The second one is the 'Last Lecture' to the graduating batch, delivered by Professor Michael Klarman in April 2019. Professor Klarman said that the work of pioneering civil rights lawyers evinces hope and resilience in today's social and political landscape, when our generation faces so many challenges. Professor Klarman's work on civil rights has always been inspiring. My third favourite memory is about my admiration of former US President Barack Obama. Since he also graduated from Harvard Law School in 1990s, I craved for first-hand stories about him from Professors who taught him. Professor Wilkins once told me how Obama was always clear in mind that he wanted to work in the community after the end of his studies at Harvard Law School. During a conversation with Professor Martha Minow (former dean of Harvard Law School), she shared that Barack Obama was not a frequent speaker in classroom, but whenever he spoke, he did it with such conviction that people would listen to him quietly.
Apart from these instances, going out for lunch with some of my favourite Professors will always be etched in my memory.
You are the first student from RMLNLU to make it to LL.M. programme of Harvard Law School. Most probably, you are also the first one from dalit community to have LL.M. degree from Harvard Law School.

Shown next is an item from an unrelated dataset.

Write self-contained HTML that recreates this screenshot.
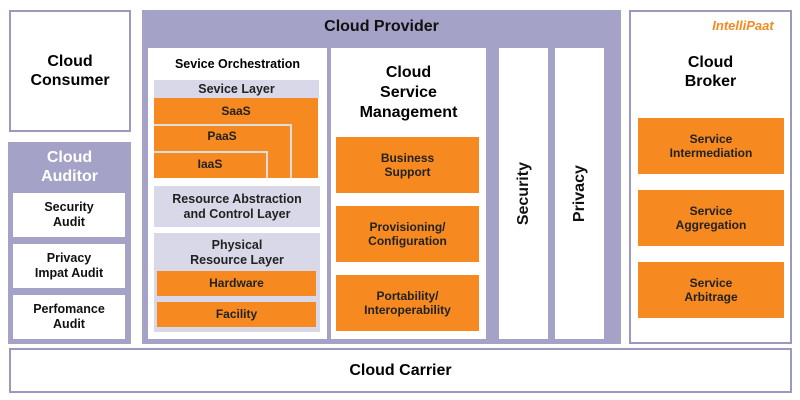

How do you feel about it?
To answer this better, I would like to quote a favourite movie dialogue from Tobey Maguire's Spider-Man, where Peter Parker says, "Whatever life holds in store for me, I will never forget these words: With great power, comes great responsibility". I think this applies to success and achievements also. With every success, comes great responsibility — the responsibility to be able to not only utilize the lessons in building a better tomorrow for everyone, but also to be able to critically analyse and accept our own fault lines, as and when required.
At the same time, I feel that it is imperative to acknowledge people who have supported you. I would specifically like to acknowledge and thank six ladies, who were my constant guides and supporters during my Harvard admission process: Poonam Jayant Singh, Puja Awasthi, Divya Tripathi, Apurva Vishwanath, Shree Agnihotri and Savita Devi.
What are your future plans?
Every day, we read news about the death of our citizens while cleaning sewers and septic tanks. We read about the death of our citizens due to hunger. There are many similar problems which require simultaneous work in different sectors. I am, therefore, interested in working in academia, litigation, policy and politics. It is indeed impossible to be an active part of all four and I will have to figure out numerous professional milestones to balance the work in all these areas. As Professor Richard Lazarus noted in his keynote address during Harvard Law School's 2019 Class Day ceremony in May 29, "Do not measure your life by your Harvard Law School degree, but by what you do with it". I am, therefore, looking forward to returning to India.